Interestingly, despite all the noise around job displacement, Levie observes that “most companies are not talking about replacing jobs due to agents.” The dominant use cases are different. Companies are focusing on work they could not previously do, or could not prioritize. That includes automating back-office processes, upgrading software, and extracting insights from large volumes of documents. The emphasis is on growth and capability expansion, not just cost reduction.
This is also reshaping how software itself is evaluated. Levie points to the rise of “headless software” as a dominant requirement. Enterprises want systems that can operate across multiple agents, not tools locked into a single interface or ecosystem. Vendors that fail to support this flexibility risk being replaced. In a multi-agent world, interoperability becomes a core feature, not a nice-to-have.
And yet, for all this progress, there is a strong sense of uncertainty. Levie notes that companies are hesitant to standardize too early because “no one wants to get stuck in a paradigm that locks them into the wrong architecture.” This creates a paradox. The pace of innovation is forcing decisions, but the risk of choosing incorrectly is higher than ever. As a result, most enterprises are operating in a deliberately flexible, somewhat fragmented state.
One of his more subtle observations may be the most telling.
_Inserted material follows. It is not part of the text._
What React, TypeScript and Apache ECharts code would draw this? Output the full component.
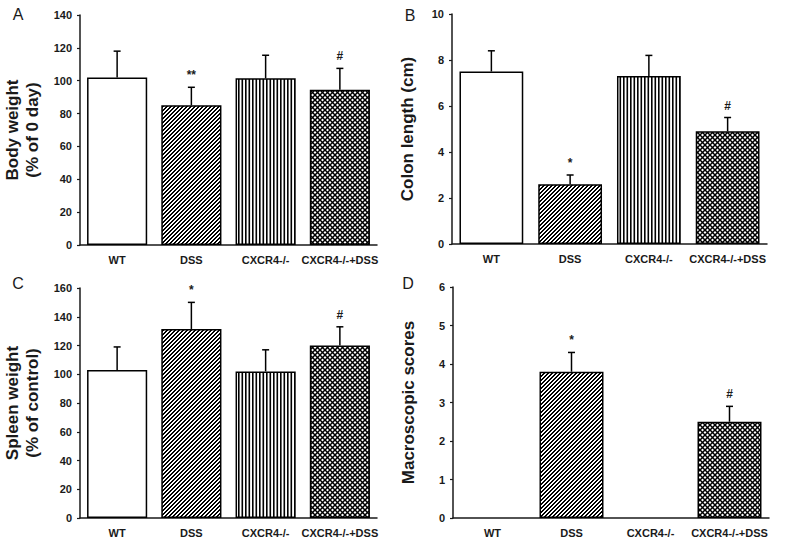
import React, { useEffect, useRef } from "react";
import * as echarts from "echarts";

const categories = ["WT", "DSS", "CXCR4-/-", "CXCR4-/-+DSS"];

const bodyWeight = [102, 85, 101.5, 94.5];
const bodyWeightErr = [16, 11, 14, 13];
const bodyWeightMarks = ["", "**", "", "#"];

const colonLength = [7.5, 2.6, 7.3, 4.9];
const colonLengthErr = [0.9, 0.4, 0.9, 0.6];
const colonLengthMarks = ["", "*", "", "#"];

const spleenWeight = [103, 131.5, 102, 120];
const spleenWeightErr = [16, 18.5, 15, 13];
const spleenWeightMarks = ["", "*", "", "#"];

const macroScores = [0, 3.8, 0, 2.5];
const macroScoresErr = [0, 0.5, 0, 0.4];
const macroScoresMarks = ["", "*", "", "#"];

const yTicksA = { min: 0, max: 140, interval: 20 };
const yTicksB = { min: 0, max: 10, interval: 2 };
const yTicksC = { min: 0, max: 160, interval: 20 };
const yTicksD = { min: 0, max: 6, interval: 1 };

const FONT = "'Liberation Sans', Arial, Helvetica, sans-serif";
const INK = "#1a1a1a";

function makePattern(kind: string) {
  const c = document.createElement("canvas");
  let w = 4, h = 4;
  if (kind === "vert") { w = 7; h = 4; }
  if (kind === "cross") { w = 10; h = 10; }
  c.width = w; c.height = h;
  const ctx = c.getContext("2d")!;
  ctx.fillStyle = "#fff";
  ctx.fillRect(0, 0, w, h);
  ctx.fillStyle = "#000";
  ctx.strokeStyle = "#000";
  if (kind === "diag") {
    for (let y = 0; y < h; y++) {
      for (let x = 0; x < w; x++) {
        const m = (x + y) % 4;
        if (m === 0 || m === 1) ctx.fillRect(x, y, 1, 1);
      }
    }
  } else if (kind === "vert") {
    ctx.fillRect(0, 0, 1.6, h);
    ctx.fillRect(3.5, 0, 1.6, h);
  } else {
    ctx.lineWidth = 1.5;
    for (let x0 = -10; x0 <= 10; x0 += 5) {
      ctx.beginPath();
      ctx.moveTo(x0, 10);
      ctx.lineTo(x0 + 10, 0);
      ctx.stroke();
      ctx.beginPath();
      ctx.moveTo(x0, 0);
      ctx.lineTo(x0 + 10, 10);
      ctx.stroke();
    }
  }
  return { image: c, repeat: "repeat", imageWidth: w, imageHeight: h } as any;
}

export default function App() {
  const ref = useRef<HTMLDivElement>(null);
  useEffect(() => {
    if (!ref.current) return;
    const chart = echarts.init(ref.current, null, { renderer: "svg" });
    const fills = ["#ffffff", makePattern("diag"), makePattern("vert"), makePattern("cross")];

    const grids = [
      { left: 80, top: 15, width: 297, height: 230 },
      { left: 452, top: 14, width: 315, height: 230 },
      { left: 80, top: 288, width: 297, height: 230 },
      { left: 453, top: 287, width: 316, height: 231 },
    ];
    const panels = [
      { vals: bodyWeight, err: bodyWeightErr, marks: bodyWeightMarks, ticks: yTicksA, name: "Body weight\n(% of 0 day)", gap: 38 },
      { vals: colonLength, err: colonLengthErr, marks: colonLengthMarks, ticks: yTicksB, name: "Colon length (cm)", gap: 35 },
      { vals: spleenWeight, err: spleenWeightErr, marks: spleenWeightMarks, ticks: yTicksC, name: "Spleen weight\n(% of control)", gap: 38 },
      { vals: macroScores, err: macroScoresErr, marks: macroScoresMarks, ticks: yTicksD, name: "Macroscopic scores", gap: 35 },
    ];

    const xAxis = panels.map((_, i) => ({
      type: "category",
      gridIndex: i,
      data: categories,
      axisTick: { show: false },
      axisLine: { show: true, lineStyle: { color: INK, width: 1.5 } },
      axisLabel: { color: INK, fontFamily: FONT, fontWeight: "bold", fontSize: 11, margin: 9, interval: 0 },
    }));
    const yAxis = panels.map((p, i) => ({
      type: "value",
      gridIndex: i,
      min: p.ticks.min,
      max: p.ticks.max,
      interval: p.ticks.interval,
      splitLine: { show: false },
      axisLine: { show: true, lineStyle: { color: INK, width: 1.5 } },
      axisTick: { show: true, inside: false, length: 3, lineStyle: { color: INK, width: 1.2 } },
      axisLabel: { color: INK, fontFamily: FONT, fontWeight: "bold", fontSize: 11, margin: 8 },
      name: p.name,
      nameLocation: "middle",
      nameGap: p.gap,
      nameTextStyle: { color: INK, fontFamily: FONT, fontWeight: "bold", fontSize: 17, lineHeight: 20 },
    }));

    const series: any[] = [];
    panels.forEach((p, i) => {
      series.push({
        type: "bar",
        xAxisIndex: i,
        yAxisIndex: i,
        barCategoryGap: "19%",
        data: p.vals.map((v, k) => ({
          value: v,
          itemStyle: { color: fills[k], borderColor: "#000", borderWidth: v === 0 ? 0 : 1.5 },
        })),
        z: 2,
      });
      series.push({
        type: "custom",
        xAxisIndex: i,
        yAxisIndex: i,
        z: 3,
        clip: false,
        encode: { x: 0, y: [1, 2] },
        data: p.vals.map((v, k) => [k, v, v + p.err[k]]),
        renderItem: (params: any, api: any) => {
          const k = api.value(0);
          const mean = api.value(1);
          const top = api.value(2);
          if (top <= mean) return { type: "group", children: [] };
          const b = api.coord([k, mean]);
          const t = api.coord([k, top]);
          const mark = p.marks[params.dataIndex];
          const children: any[] = [
            { type: "line", shape: { x1: b[0], y1: b[1], x2: t[0], y2: t[1] }, style: { stroke: "#000", lineWidth: 1.5 } },
            { type: "line", shape: { x1: t[0] - 3.5, y1: t[1], x2: t[0] + 3.5, y2: t[1] }, style: { stroke: "#000", lineWidth: 1.5 } },
          ];
          if (mark) {
            children.push({
              type: "text",
              x: t[0],
              y: t[1] - 6,
              style: { text: mark, fill: INK, font: `bold 12px ${FONT}`, textAlign: "center", textVerticalAlign: "bottom" },
            });
          }
          return { type: "group", children };
        },
      });
    });

    const letters = [
      { t: "A", x: 18, y: 14 },
      { t: "B", x: 410, y: 15 },
      { t: "C", x: 18, y: 283 },
      { t: "D", x: 408, y: 283 },
    ];

    chart.setOption({
      animation: false,
      backgroundColor: "#ffffff",
      grid: grids,
      xAxis,
      yAxis,
      series,
      graphic: letters.map((l) => ({
        type: "text",
        x: l.x,
        y: l.y,
        style: { text: l.t, fill: INK, font: `16px ${FONT}`, textAlign: "center", textVerticalAlign: "middle" },
      })),
    });
    return () => chart.dispose();
  }, []);
  return <div ref={ref} style={{ position: "absolute", left: 0, top: 0, width: 790, height: 546 }} />;
}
Despite the promise of automation, “everyone is working more than ever before.” AI is not reducing workload yet. It is increasing it. Teams are experimenting, building, integrating, and learning all at once. The productivity gains may come later, but the investment phase is intense.
Finally, Levie highlights something that is often overlooked in the broader narrative. While AI is frequently framed as making complex tasks easier, the most powerful implementations are becoming more technical, not less. Concepts like MCP, CLIs, and system orchestration are not intuitive for most business users. This means that technical talent remains essential. Engineers may not be writing software in the traditional sense, but they are becoming the architects and operators of these new systems.
When you contrast this with the hotel industry, the gap becomes clear.
Hospitality is still heavily constrained by legacy infrastructure. PMS, CRS, POS, and other core systems are often fragmented, poorly integrated, and slow to evolve. The idea of agents seamlessly operating across workflows is, in most cases, still theoretical. Where AI is appearing, it is frequently driven by vendors rather than by internal demand from operators. That creates a different dynamic. Adoption is less about solving deeply understood operational problems and more about reacting to external innovation cycles.
There is also a structural difference in incentives. Many of the enterprise use cases Levie describes are tied to scale, data volume, and process complexity. Hotels operate differently. The operational layer is highly human, highly variable, and often constrained by physical realities. This does not mean AI will not transform hospitality. It will. But the timeline is likely longer, and the path more uneven.
What is happening in broader enterprise environments offers a preview rather than a blueprint. The direction is clear. Agents will move from assisting to executing. Systems will need to become interoperable. Compute will become a managed resource. And technical expertise will remain central.
But getting there is not a simple upgrade. It is a full rearchitecture of how work gets done. And for industries like hospitality, that rearchitecture has barely begun.